When clearance rates are higher, more properties sell under the hammer and, in high-demand areas, fewer properties are listed for sale through private treaty.
This year, a higher proportion of properties have passed in at auction as demand from investors eases and the market normalises.
Just over half of auctioned properties sell under the hammer, with clearance rates of between 50 per cent and 60 per cent.
Passing in isn’t necessarily a bad thing because most properties sell within a few weeks of the auction. But lower clearance rates are an indicator that vendor expectations are higher than what buyers are prepared to pay at auction.
Fortunately for vendors, there’s a not-so-secret weapon that can be deployed before the auction or in post-auction negotiations to maximise your chances.
The negotiating experience of real estate agents is their most desirable attribute, especially when we are in a buyer’s market. Agents have fewer opportunities to use these skills when the market is booming and auction prices soar past reserves.
But, when the gap between vendor expectations and what buyers are prepared to pay is significant, agents’ negotiation skills are well worth their commission.
The way in which agents respond to challenging market conditions depends on their experience, according to Laing+Simmons managing director and Real Estate Institute of NSW president, Leanne Pilkington. “We have seen markets like this before when clearance rates are falling and days on markets are getting longer,” she says. “It’s part of the real estate cycle.
“Not all real estate agents have experience in this kind of market because they haven’t been in the industry long enough.”
Inexperienced agents may overestimate a property’s worth to secure a listing, according to Richard Matthews Real Estate director Richard Baini.
“You’ll know who those agents are because the asking prices on their properties are coming down every couple of weeks and the properties stay on the market,” he says. “The more experienced agents are probably selling within 35 days.”
One of the best opportunities to find out if an agent is a good negotiator is at the initial meeting, according to Pilkington, especially when it comes to negotiating fees.

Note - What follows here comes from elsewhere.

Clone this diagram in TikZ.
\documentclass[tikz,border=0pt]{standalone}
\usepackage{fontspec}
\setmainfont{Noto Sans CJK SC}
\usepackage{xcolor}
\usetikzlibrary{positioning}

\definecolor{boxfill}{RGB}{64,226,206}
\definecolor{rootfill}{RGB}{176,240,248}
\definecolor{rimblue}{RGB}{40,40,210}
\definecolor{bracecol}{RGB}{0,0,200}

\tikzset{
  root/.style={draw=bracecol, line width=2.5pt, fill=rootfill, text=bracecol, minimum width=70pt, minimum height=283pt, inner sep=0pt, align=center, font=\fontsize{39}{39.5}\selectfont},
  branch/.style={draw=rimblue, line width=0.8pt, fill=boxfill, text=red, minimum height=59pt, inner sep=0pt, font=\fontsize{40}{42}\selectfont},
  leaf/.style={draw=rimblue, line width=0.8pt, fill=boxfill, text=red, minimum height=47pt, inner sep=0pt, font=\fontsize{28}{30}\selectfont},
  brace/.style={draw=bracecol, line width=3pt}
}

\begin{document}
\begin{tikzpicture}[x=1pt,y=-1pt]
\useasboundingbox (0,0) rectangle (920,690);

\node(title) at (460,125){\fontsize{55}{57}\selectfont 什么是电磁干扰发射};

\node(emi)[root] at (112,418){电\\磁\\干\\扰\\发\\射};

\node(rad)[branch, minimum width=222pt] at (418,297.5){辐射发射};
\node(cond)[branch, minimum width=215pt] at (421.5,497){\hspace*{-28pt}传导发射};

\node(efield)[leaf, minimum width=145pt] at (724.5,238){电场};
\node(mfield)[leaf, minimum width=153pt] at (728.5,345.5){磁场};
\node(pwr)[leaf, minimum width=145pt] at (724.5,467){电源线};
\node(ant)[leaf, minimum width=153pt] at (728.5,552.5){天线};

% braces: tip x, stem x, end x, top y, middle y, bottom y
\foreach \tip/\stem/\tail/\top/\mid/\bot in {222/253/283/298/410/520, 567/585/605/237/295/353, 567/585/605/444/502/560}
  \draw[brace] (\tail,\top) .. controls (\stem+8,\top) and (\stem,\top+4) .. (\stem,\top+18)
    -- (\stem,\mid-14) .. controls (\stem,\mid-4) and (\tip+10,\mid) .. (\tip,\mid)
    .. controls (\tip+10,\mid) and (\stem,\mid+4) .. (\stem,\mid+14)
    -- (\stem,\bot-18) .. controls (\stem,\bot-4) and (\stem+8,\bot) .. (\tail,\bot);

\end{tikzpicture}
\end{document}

“If they’re a good negotiator they will be able to demonstrate to you the value in the service they’re providing for the price they’re providing it,” she says. “If they’re not able to negotiate a good fee for themselves, how will they negotiate a good price for you?”
Baini says vendors should test agents by suggesting an unrealistic asking price. If agents agree without evidence, they may be simply telling you want you want to hear. But if they argue for a more realistic price, it’s a chance to see their negotiating skills first-hand.

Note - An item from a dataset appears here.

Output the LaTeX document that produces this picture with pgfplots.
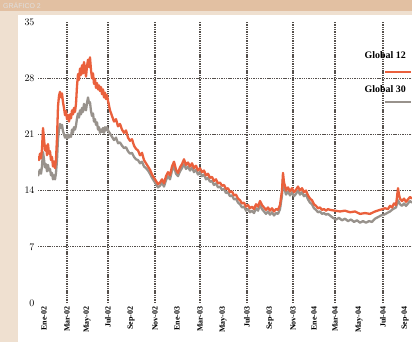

“It’s got to be based on fact,” Baini said. “And the only facts you’ve got are the comparable sales.”
It’s crucial that vendors remember to always ask agents for references, Pilkington says. “Definitely speak to people who the agent has successfully sold for in the current market conditions.”
Ideally, these are references from recent sales that required a degree of negotiation by the agent to get a good result for the vendor.
If the price is unrealistic and the agent is a poor negotiator, there is a risk that the property will become stale, Pilkington says.
“The very frustrating thing about selling property is, if it stays on the market too long, people start to wonder what’s wrong with it and the price starts to fall.”
But with an experienced negotiator with local-market knowledge on your side, you’ll increase your chances of a rewarding result.